### TASK BRIEF
Set down the full listing exactly as given. Any pictures are to be left out.

***** DATA PROVIDED

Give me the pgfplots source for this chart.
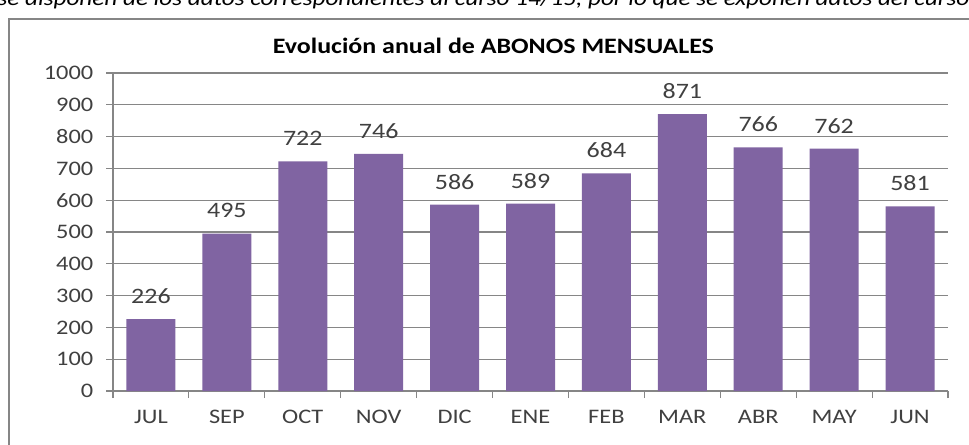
\documentclass[border=0pt]{standalone}
\usepackage{pgfplots}
\usepackage{fontspec}
\setmainfont{Carlito}[FakeStretch=1.18]
\pgfplotsset{compat=1.18}
\definecolor{barpurple}{HTML}{8064A2}
\definecolor{axisgray}{HTML}{868686}
\definecolor{labelgray}{HTML}{404040}

\begin{document}
\begin{tikzpicture}
  % picture is 969 x 444 px, 1 px = 0.75pt, y runs downwards
  \useasboundingbox (0,0) rectangle (726.75pt,-333pt);
  \fill[white] (0,0) rectangle (726.75pt,-333pt);
  \clip (0,0) rectangle (726.75pt,-333pt);

  % cut-off line of the surrounding text
  \node[anchor=base west, inner sep=0pt, font=\fontsize{16pt}{18pt}\selectfont\itshape]
    at (-2pt,-4pt) {se disponen de los datos correspondientes al curso 14/15, por lo que se exponen datos del curso anterior};

  % chart frame (only left and top visible)
  \draw[axisgray, line width=1.5pt] (6.75pt,-340pt) -- (6.75pt,-14.25pt) -- (740pt,-14.25pt);

  \node[font=\fontsize{16.5pt}{18pt}\selectfont\bfseries] at (370pt,-34.5pt)
    {Evolución anual de ABONOS MENSUALES};

  \begin{axis}[
      at={(84.75pt,-293.25pt)}, anchor=south west,
      scale only axis,
      width=626.25pt, height=238.5pt,
      ybar, bar width=36.75pt,
      xmin=-0.5, xmax=10.5,
      ymin=0, ymax=1000,
      ytick distance=100,
      axis x line*=bottom, axis y line*=left,
      axis line style={axisgray, line width=0.8pt},
      ymajorgrids,
      grid style={axisgray, line width=0.8pt},
      tick style={axisgray, line width=0.8pt},
      tick align=outside,
      major tick length=5.25pt,
      xtick={-0.5,0.5,...,10.5},
      xticklabels={},
      extra x ticks={0,1,2,3,4,5,6,7,8,9,10},
      extra x tick labels={JUL,SEP,OCT,NOV,DIC,ENE,FEB,MAR,ABR,MAY,JUN},
      extra x tick style={major tick length=0pt, grid=none},
      ticklabel style={font=\fontsize{15.5pt}{18pt}\selectfont, text=labelgray},
      /pgf/number format/assume math mode=true,
      /pgf/number format/1000 sep={},
      xticklabel style={anchor=north, text height=11pt, text depth=0pt, yshift=-10pt},
      yticklabel style={xshift=-6pt},
      nodes near coords,
      nodes near coords style={font=\fontsize{16.5pt}{18pt}\selectfont, text=labelgray,
        anchor=center, yshift=17.25pt},
    ]
    \addplot[fill=barpurple, draw=none] coordinates {
      (0,226) (1,495) (2,722) (3,746) (4,586) (5,589)
      (6,684) (7,871) (8,766) (9,762) (10,581)
    };
  \end{axis}
\end{tikzpicture}
\end{document}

**********

### TASK OUTPUT
Give me the pgfplots source for this chart.
\documentclass[border=0pt]{standalone}
\usepackage{pgfplots}
\usepackage{fontspec}
\setmainfont{Carlito}[FakeStretch=1.18]
\pgfplotsset{compat=1.18}
\definecolor{barpurple}{HTML}{8064A2}
\definecolor{axisgray}{HTML}{868686}
\definecolor{labelgray}{HTML}{404040}

\begin{document}
\begin{tikzpicture}
  % picture is 969 x 444 px, 1 px = 0.75pt, y runs downwards
  \useasboundingbox (0,0) rectangle (726.75pt,-333pt);
  \fill[white] (0,0) rectangle (726.75pt,-333pt);
  \clip (0,0) rectangle (726.75pt,-333pt);

  % cut-off line of the surrounding text
  \node[anchor=base west, inner sep=0pt, font=\fontsize{16pt}{18pt}\selectfont\itshape]
    at (-2pt,-4pt) {se disponen de los datos correspondientes al curso 14/15, por lo que se exponen datos del curso anterior};

  % chart frame (only left and top visible)
  \draw[axisgray, line width=1.5pt] (6.75pt,-340pt) -- (6.75pt,-14.25pt) -- (740pt,-14.25pt);

  \node[font=\fontsize{16.5pt}{18pt}\selectfont\bfseries] at (370pt,-34.5pt)
    {Evolución anual de ABONOS MENSUALES};

  \begin{axis}[
      at={(84.75pt,-293.25pt)}, anchor=south west,
      scale only axis,
      width=626.25pt, height=238.5pt,
      ybar, bar width=36.75pt,
      xmin=-0.5, xmax=10.5,
      ymin=0, ymax=1000,
      ytick distance=100,
      axis x line*=bottom, axis y line*=left,
      axis line style={axisgray, line width=0.8pt},
      ymajorgrids,
      grid style={axisgray, line width=0.8pt},
      tick style={axisgray, line width=0.8pt},
      tick align=outside,
      major tick length=5.25pt,
      xtick={-0.5,0.5,...,10.5},
      xticklabels={},
      extra x ticks={0,1,2,3,4,5,6,7,8,9,10},
      extra x tick labels={JUL,SEP,OCT,NOV,DIC,ENE,FEB,MAR,ABR,MAY,JUN},
      extra x tick style={major tick length=0pt, grid=none},
      ticklabel style={font=\fontsize{15.5pt}{18pt}\selectfont, text=labelgray},
      /pgf/number format/assume math mode=true,
      /pgf/number format/1000 sep={},
      xticklabel style={anchor=north, text height=11pt, text depth=0pt, yshift=-10pt},
      yticklabel style={xshift=-6pt},
      nodes near coords,
      nodes near coords style={font=\fontsize{16.5pt}{18pt}\selectfont, text=labelgray,
        anchor=center, yshift=17.25pt},
    ]
    \addplot[fill=barpurple, draw=none] coordinates {
      (0,226) (1,495) (2,722) (3,746) (4,586) (5,589)
      (6,684) (7,871) (8,766) (9,762) (10,581)
    };
  \end{axis}
\end{tikzpicture}
\end{document}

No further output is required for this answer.